Walking up Aoyama Dôri I’m a little surprised to see that Office Max is gone, replaced by a men’s suit store. A bit farther and around a corner brings me to what I believe is the best place in Tokyo for a hamburger, the Hawaiian chain, Kua Aina. It should surprise no one that good hamburgers can be had in Tokyo at several different places. Freshness Burger makes a good hamburger (despite the store name), and their hand-cut, homemade French fries are the best. There used to be a place in Shimokitazawa called the Rock ’n Roll Diner that for many years made the best burgers, but these days nothing beats Kua Aina. It’s a little pricey however, and today I pay the equivalent of $15 for a ‘sandwich set’ which includes a hefty bacon cheeseburger with lettuce, tomato and onion, French fries and a medium iced coffee.
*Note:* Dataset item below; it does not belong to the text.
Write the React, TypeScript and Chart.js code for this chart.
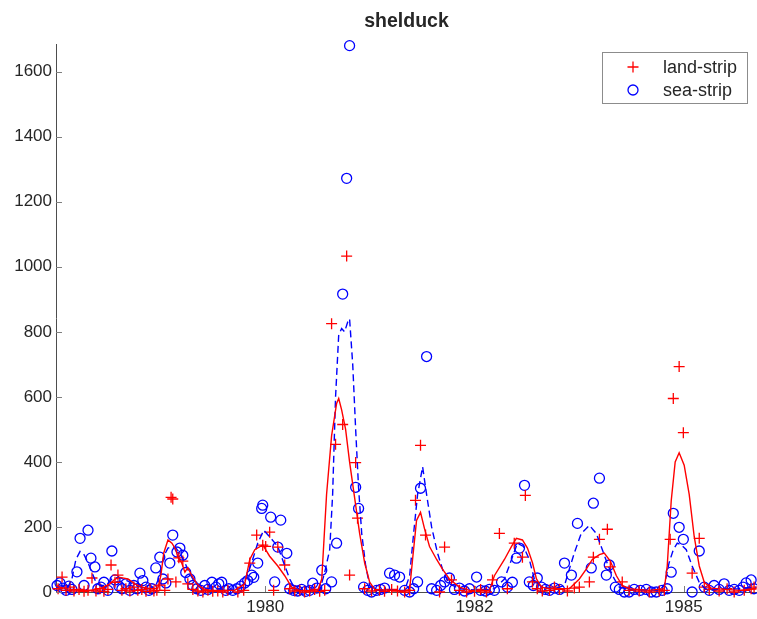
import React, { useEffect, useRef } from 'react';
import { Chart, registerables } from 'chart.js';

Chart.register(...registerables);

// ---- data (x = sample index, y = count) ----
const landX = [1, 2.9, 4.8, 6.7, 8.6, 11, 13.4, 15.3, 17.2, 19.1, 21, 22.9, 24.8, 26.3, 28.2, 29.6, 31.5, 33.4, 35.3, 37.2, 39.1, 41, 43, 44.9, 46.8, 48.2, 49.6, 52, 53.5, 55, 55.8, 57.3, 58.7, 60.6, 63, 65.4, 67.8, 70.2, 72.6, 74.9, 77.3, 79.7, 82.1,
  86.9, 89.7, 92.6, 95.9, 98.8, 100.2, 102.1, 104, 106, 109.3, 111.7, 114.1, 116.5, 118.8, 121.2, 123.6, 126, 128.4, 131.7, 133.6, 137, 138.9, 140.3, 143.2, 144.1, 147.5, 150.8, 154.6, 157, 160.4, 163.2, 166.6, 169, 171.8, 174.2, 176.6,
  183.3, 185.7, 189, 192.8, 196.2, 200, 202.9, 205.7, 208.6, 211.9, 215.7, 219, 222.9, 224.3, 227.7, 230, 232.4, 235.8, 238.2, 240.6, 244.4, 247.7,
  250.1, 254.9, 256.8, 259.7, 263.5, 264.9, 270.6, 273.9, 278.7, 283.5, 288.3, 290.7, 293.5, 295, 297.8, 299.8, 304, 307.4, 309.8, 312.2, 316.9, 320.7, 324.1, 328.9, 332.2, 333.6];
const landY = [10, 46, 5, 15, 3, 8, 2, 5, 43, 3, 10, 2, 8, 83, 30, 52, 5, 10, 3, 15, 5, 8, 2, 10, 3, 5, 21, 5, 40, 291, 286, 31, 105, 95, 25, 8, 3, 0, 5, 2, 3, 0, 5,
  0, 5, 89, 175, 144, 140, 184, 5, 138, 83, 10, 3, 5, 0, 3, 8, 2, 5, 825, 454, 515, 1033, 52, 398, 227, 10, 3, 5, 2, 8, 3, 0, 5, 282, 451, 175,
  0, 138, 37, 5, 0, 2, 8, 0, 37, 180, 10, 150, 107, 297, 31, 10, 3, 5, 15, 8, 3, 12,
  15, 31, 107, 162, 193, 77, 31, 5, 3, 0, 3, 5, 162, 595, 693, 490, 58, 165, 15, 8, 3, 10, 0, 5, 10, 15];

const seaX = [0.5, 1.9, 3.3, 4.8, 6.2, 7.6, 10, 11.5, 13.4, 15.3, 16.7, 18.6, 20, 21.5, 22.9, 24.8, 26.7, 28.2, 30.1, 31.5, 33.4, 35.3, 37.2, 38.7, 40.1, 41.5, 43, 44.4, 45.8, 47.7, 49.6, 51.1, 52.5, 54.4, 55.8, 57.8, 59.2, 60.6, 62, 64, 65.4, 67.3, 69.2, 71.1, 72.6, 74.5, 76.4, 77.8, 79.2, 81.1, 82.6,
  84.5, 86.4, 88.3, 90.2, 91.6, 93.5, 94.5, 96.4, 98.3, 98.8, 102.6, 104.5, 106, 107.4, 110.3, 111.7, 113.6, 115.5, 117.4, 119.3, 121.2, 122.7, 124.6, 127, 128.9, 131.7, 134.1, 137, 138.9, 140.3, 143.2, 144.6, 147, 148.9, 150.8, 153.2, 155.1, 157, 159.4, 161.8, 164.2, 166.6, 169, 170.9, 172.8, 174.2, 177.1,
  179.5, 181.9, 183.8, 185.7, 188, 190.4, 192.8, 195.2, 197.6, 201, 202.9, 205.2, 207.1, 209.5, 212.9, 215.7, 218.1, 220, 221.5, 223.9, 226.2, 228.1, 230, 232, 233.9, 235.8, 238.2, 240.6, 243, 246.3, 249.2,
  255.8, 256.8, 259.7, 263, 264.4, 267.3, 269.2, 271.6, 273.9, 276.3, 279.2, 282.1, 284.5, 286.9, 289.7, 292.1, 294, 295, 297.8, 299.8, 304, 307.4, 309.8, 312.2, 314.5, 316.9, 319.3, 321.7, 324.1, 326.5, 328.3, 329.8, 332.2, 333.6];
const seaY = [20, 28, 12, 5, 18, 8, 62, 165, 20, 190, 104, 77, 10, 15, 30, 5, 126, 37, 18, 10, 25, 5, 20, 10, 58, 35, 15, 5, 10, 74, 107, 40, 28, 89, 175, 123, 135, 113, 60, 40, 20, 10, 5, 20, 8, 30, 15, 25, 30, 5, 10,
  5, 10, 18, 28, 35, 52, 45, 89, 257, 267, 230, 31, 138, 221, 119, 10, 5, 3, 8, 2, 5, 27, 12, 67, 10, 31, 150, 916, 1272, 1680, 322, 257, 15, 5, 0, 5, 8, 12, 58, 52, 46, 5, 0, 10, 31, 319, 724,
  10, 5, 20, 31, 43, 8, 12, 3, 10, 46, 5, 3, 8, 5, 31, 15, 30, 104, 135, 328, 31, 20, 43, 15, 8, 5, 12, 8, 89, 52, 211,
  74, 273, 350, 52, 83, 15, 8, 0, 0, 8, 5, 8, 0, 0, 5, 10, 61, 242, 199, 162, 0, 126, 15, 5, 20, 8, 25, 5, 8, 5, 15, 28, 37, 10];

const landLineX = [0, 1.9, 6.7, 11.5, 16.2, 21, 25.8, 28.2, 30.5, 34.4, 37.7, 41, 44.9, 48.7, 50.1, 51.5, 53.5, 55.4, 57.3, 58.2, 60.1, 61.6, 63, 64.9, 67.3, 70.2, 73.5, 78.3, 85.4, 90.2, 92.6, 95, 98.8, 102.1, 106, 109.3, 112.6, 116.5, 125, 127, 129.3, 131.7, 134.1, 135.1, 136.5, 138.4, 140.3, 142.7, 145.1, 147.5, 149.9, 152.3, 159.4, 166.6, 169, 170.4, 172.3, 174.2, 176.1, 178.5, 181.9, 184.7, 188, 192.8, 197.6, 207.1, 209.5, 214.3, 217.7, 220, 222.9, 225.3, 227.7, 229.6, 232, 235.8, 245.3, 250.1, 253.4, 256.3, 259.7, 262, 264.9, 267.8, 270.6, 273.9, 283.5, 290.7, 292.1, 294, 295.9, 297.8, 300.2, 302.6, 305, 307.4, 309.8, 313.1, 319.3, 326.5, 334.6];
const landLineY = [20, 15, 8, 5, 5, 10, 25, 40, 45, 40, 25, 15, 10, 12, 50, 120, 160, 150, 130, 107, 89, 61, 75, 50, 25, 10, 5, 5, 5, 25, 100, 130, 145, 110, 80, 50, 15, 5, 3, 40, 300, 480, 580, 595, 560, 500, 400, 290, 180, 90, 30, 8, 5, 3, 8, 100, 220, 245, 195, 140, 100, 70, 40, 15, 5, 5, 50, 100, 140, 165, 160, 135, 90, 40, 15, 10, 10, 40, 70, 100, 115, 120, 95, 50, 20, 10, 5, 10, 80, 280, 400, 428, 390, 300, 170, 80, 30, 12, 8, 5, 10];

const seaLineX = [0, 2.9, 5.7, 7.6, 9.5, 11.5, 13.4, 15.3, 17.2, 19.1, 21, 23.9, 26.7, 29.6, 32.5, 35.3, 38.2, 41, 44.9, 47.7, 49.6, 51.5, 53.5, 55.4, 57.3, 59.2, 61.6, 64, 66.3, 68.7, 73.5, 83.1, 87.8, 90.7, 93.5, 96.4, 99.3, 102.1, 106, 108.8, 111.7, 114.1, 118.8, 126, 128.4, 130.8, 132.2, 133.6, 135.1, 136.5, 137.9, 139.4, 140.3, 141.8, 143.2, 144.6, 146.1, 148, 149.9, 152.3, 159.4, 166.6, 169, 170.9, 172.8, 175.2, 177.1, 179.5, 182.3, 185.2, 188, 192.8, 202.4, 209.5, 214.3, 217.7, 220.5, 223.4, 226.2, 228.6, 232, 238.2, 243, 245.3, 247.7, 251, 254.9, 258.2, 261.1, 263.9, 266.8, 269.2, 273.9, 288.3, 290.7, 293, 295, 296.9, 298.8, 301.2, 304, 307.4, 310.2, 316.9, 326.5, 334.6];
const seaLineY = [15, 20, 15, 40, 100, 125, 115, 90, 60, 30, 20, 20, 40, 45, 40, 30, 20, 15, 10, 20, 50, 110, 135, 140, 135, 120, 90, 55, 30, 15, 10, 8, 10, 40, 90, 150, 190, 170, 140, 90, 40, 10, 5, 5, 60, 130, 300, 600, 790, 810, 800, 830, 840, 700, 500, 320, 180, 80, 20, 8, 5, 5, 50, 180, 300, 385, 300, 200, 120, 60, 25, 10, 5, 10, 40, 100, 150, 140, 100, 40, 15, 10, 20, 70, 120, 180, 205, 180, 130, 80, 40, 15, 8, 5, 20, 90, 130, 150, 145, 130, 80, 30, 10, 8, 10, 15];

const xTickValues = [100, 200, 300];
const xTickLabels = ['1980', '1982', '1985'];
const yTickStep = 200;
const xMin = 0;
const xMax = 335;
const yMin = 0;
const yMax = 1685;

const titleText = 'shelduck';
const landLabel = 'land-strip';
const seaLabel = 'sea-strip';

const FONT = "'Liberation Sans', Arial, Helvetica, sans-serif";
const RED = '#ff0000';
const BLUE = '#0000ff';
const TEXT = '#262626';
const AXIS = '#4d4d4d';
const TICK = '#7f7f7f';

const toPts = (xs: number[], ys: number[]) => xs.map((x, i) => ({ x, y: ys[i] }));

const innerTicks = {
  id: 'innerTicks',
  afterDraw(chart: any) {
    const { ctx, chartArea, scales } = chart;
    ctx.save();
    ctx.strokeStyle = TICK;
    ctx.lineWidth = 1;
    const len = 6;
    scales.y.ticks.forEach((t: any) => {
      const y = Math.round(scales.y.getPixelForValue(t.value)) + 0.5;
      ctx.beginPath();
      ctx.moveTo(chartArea.left, y);
      ctx.lineTo(chartArea.left + len, y);
      ctx.stroke();
    });
    scales.x.ticks.forEach((t: any) => {
      const x = Math.round(scales.x.getPixelForValue(t.value)) + 0.5;
      ctx.beginPath();
      ctx.moveTo(x, chartArea.bottom);
      ctx.lineTo(x, chartArea.bottom - len);
      ctx.stroke();
    });
    ctx.restore();
  },
};

const boxLegend = {
  id: 'boxLegend',
  afterDraw(chart: any) {
    const { ctx, chartArea } = chart;
    const entries = chart.data.datasets.filter((d: any) => d.showInLegend);
    const w = 145;
    const rowH = 23;
    const h = 51;
    const left = chartArea.right - 10 - w;
    const top = chartArea.top + 8;
    ctx.save();
    ctx.fillStyle = '#ffffff';
    ctx.fillRect(left + 0.5, top + 0.5, w, h);
    ctx.strokeStyle = '#8c8c8c';
    ctx.lineWidth = 1;
    ctx.strokeRect(left + 0.5, top + 0.5, w, h);
    ctx.font = `18px ${FONT}`;
    ctx.textBaseline = 'middle';
    ctx.textAlign = 'left';
    entries.forEach((d: any, i: number) => {
      const cy = top + 15 + i * rowH;
      const mx = left + 31;
      ctx.strokeStyle = d.borderColor;
      ctx.lineWidth = d.borderWidth;
      ctx.beginPath();
      if (d.pointStyle === 'cross') {
        const r = d.pointRadius;
        ctx.moveTo(mx - r, cy);
        ctx.lineTo(mx + r, cy);
        ctx.moveTo(mx, cy - r);
        ctx.lineTo(mx, cy + r);
      } else {
        ctx.arc(mx, cy, d.pointRadius, 0, Math.PI * 2);
      }
      ctx.stroke();
      ctx.fillStyle = TEXT;
      ctx.fillText(d.label, left + 61, cy + 1);
    });
    ctx.restore();
  },
};

export default function App() {
  const ref = useRef<HTMLCanvasElement | null>(null);

  useEffect(() => {
    if (!ref.current) return;
    const chart = new Chart(ref.current, {
      type: 'scatter',
      data: {
        datasets: [
          {
            type: 'line',
            label: landLabel + ' smooth',
            data: toPts(landLineX, landLineY),
            borderColor: RED,
            borderWidth: 1.4,
            pointRadius: 0,
            fill: false,
            tension: 0,
            clip: false,
          } as any,
          {
            type: 'line',
            label: seaLabel + ' smooth',
            data: toPts(seaLineX, seaLineY),
            borderColor: BLUE,
            borderWidth: 1.4,
            borderDash: [7, 4],
            pointRadius: 0,
            fill: false,
            tension: 0,
            clip: false,
          } as any,
          {
            label: landLabel,
            data: toPts(landX, landY),
            showLine: false,
            pointStyle: 'cross',
            pointRadius: 5.5,
            borderColor: RED,
            backgroundColor: RED,
            borderWidth: 1.3,
            clip: false,
            showInLegend: true,
          } as any,
          {
            label: seaLabel,
            data: toPts(seaX, seaY),
            showLine: false,
            pointStyle: 'circle',
            pointRadius: 5,
            borderColor: BLUE,
            backgroundColor: 'rgba(0,0,0,0)',
            borderWidth: 1.3,
            clip: false,
            showInLegend: true,
          } as any,
        ],
      },
      options: {
        animation: false,
        responsive: false,
        events: [],
        layout: { padding: 0, autoPadding: false },
        plugins: {
          legend: { display: false },
          tooltip: { enabled: false },
          title: {
            display: true,
            fullSize: false,
            text: titleText,
            color: TEXT,
            font: { family: FONT, size: 19.5, weight: 'bold', lineHeight: 1.2 },
            padding: { top: 10, bottom: 10.6 },
          },
        },
        scales: {
          x: {
            type: 'linear',
            min: xMin,
            max: xMax,
            grid: { display: false, drawTicks: false },
            border: { display: true, color: AXIS, width: 1 },
            afterBuildTicks: (scale: any) => {
              scale.ticks = xTickValues.map((v) => ({ value: v }));
            },
            afterFit: (scale: any) => {
              scale.height = 27;
              scale.paddingLeft = 0;
              scale.paddingRight = 0;
            },
            ticks: {
              autoSkip: false,
              maxRotation: 0,
              padding: 5,
              color: TEXT,
              font: { family: FONT, size: 17 },
              callback: (v: any) => {
                const i = xTickValues.indexOf(Number(v));
                return i >= 0 ? xTickLabels[i] : '';
              },
            },
          },
          y: {
            type: 'linear',
            min: yMin,
            max: yMax,
            grid: { display: false, drawTicks: false },
            border: { display: true, color: AXIS, width: 1 },
            afterBuildTicks: (scale: any) => {
              scale.ticks = scale.ticks.filter((t: any) => t.value % yTickStep === 0);
            },
            afterFit: (scale: any) => {
              scale.width = 56;
              scale.paddingTop = 0;
              scale.paddingBottom = 0;
            },
            ticks: {
              stepSize: yTickStep,
              padding: 4,
              color: TEXT,
              font: { family: FONT, size: 17 },
              callback: (v: any) => String(v),
            },
          },
        },
      } as any,
      plugins: [innerTicks, boxLegend],
    });
    return () => chart.destroy();
  }, []);

  return (
    <div style={{ position: 'fixed', left: 0, top: 0, width: 757, height: 619, background: '#fff' }}>
      <canvas ref={ref} width={757} height={619} style={{ display: 'block', width: 757, height: 619 }} />
    </div>
  );
}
Despite the price, you can hardly beat it for flavor.


I head back toward Shibuya Station and a small shop called Croissant that stocks a bath soap I like. The Shibuya area has no shortage of quality soap emporiums, such as L’Occitane and The Body Shop, but my preference is for a generic type of plain unscented, mild white soap that I find at Croissant, a bath & kitchen shop located inside Tokyu Department Store. Six bars of soap later I’m all done and passing through the Itô-ya stationery store downstairs. I consciously avoid the ink counter because I’d rather not be tempted by the Iroshizuku colors I don’t already have. The ladies working there are too nice, too helpful, and for this customer at least, altogether too convincing in their enticements. A train home is the best bet for me.

1 comment:

  1. I didn't know there were homeless people in Japan. Also I love the word mulligrub.